You see, the main reason people don’t have a single clear definition for ‘racism’ is that the word does not have a single, monolithic definition. It’s always the same with pesky abstract nouns. There’s popular usage, the rather precise and fussy definitions used by various branches of academia, definitions in law and, after all that, the definitions that end up in the dictionary. Yes, definitions, plural. Not definition, singular.
And it’s really not the dictionary definition we’re concerned with when we’re talking about any sort of vox populi statement. It’s the duty of the listener, in any kind of communication, to make an effort to understand what their interlocutor actually means, and when people call Pauline racist, what they mean is that there is a fundamental assumption of ethnic superiority inherent in her particular brand of mythical monoculturism. Or, to put it in simpler terms – she’s a racist.
I suppose it’s not exactly a state secret that Senator Hanson is terrible at language. In fairness, linguistic capability is not what her supporters value her for.

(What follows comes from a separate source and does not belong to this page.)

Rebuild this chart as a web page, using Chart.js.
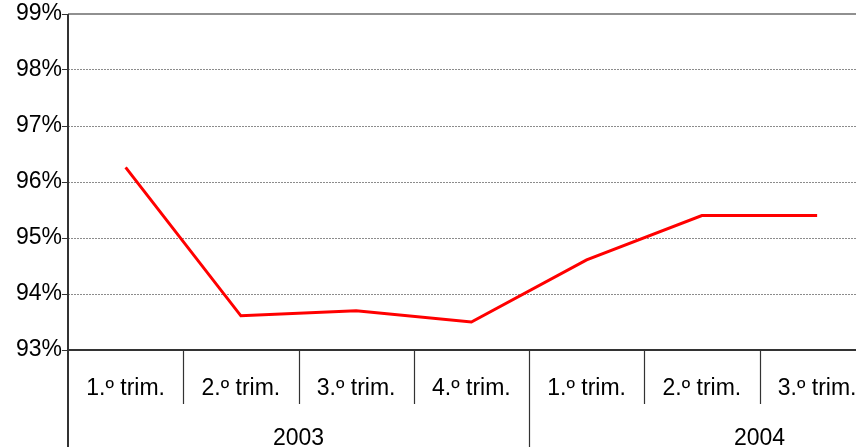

It’s for her ‘straight talking’, the way she ‘keeps the bastards honest’ and stands up to ‘lefty elites’. It’s a shame, then, that she hasn’t stuck to her core competencies. Incoherent diatribes blaming anybody and everybody for problems which are never clearly defined are the core, the fundamental bedrock of right wing populism. All of this semantic trickery is much more properly kept in the arsenal of the left.
If I were Pauline Hanson I’d be very careful about precision in language. I’d strongly advise she stick to inchoate expressions of injured outrage – if she gets too specific, it might become apparent to her supporters that she does not, in fact, have anything else.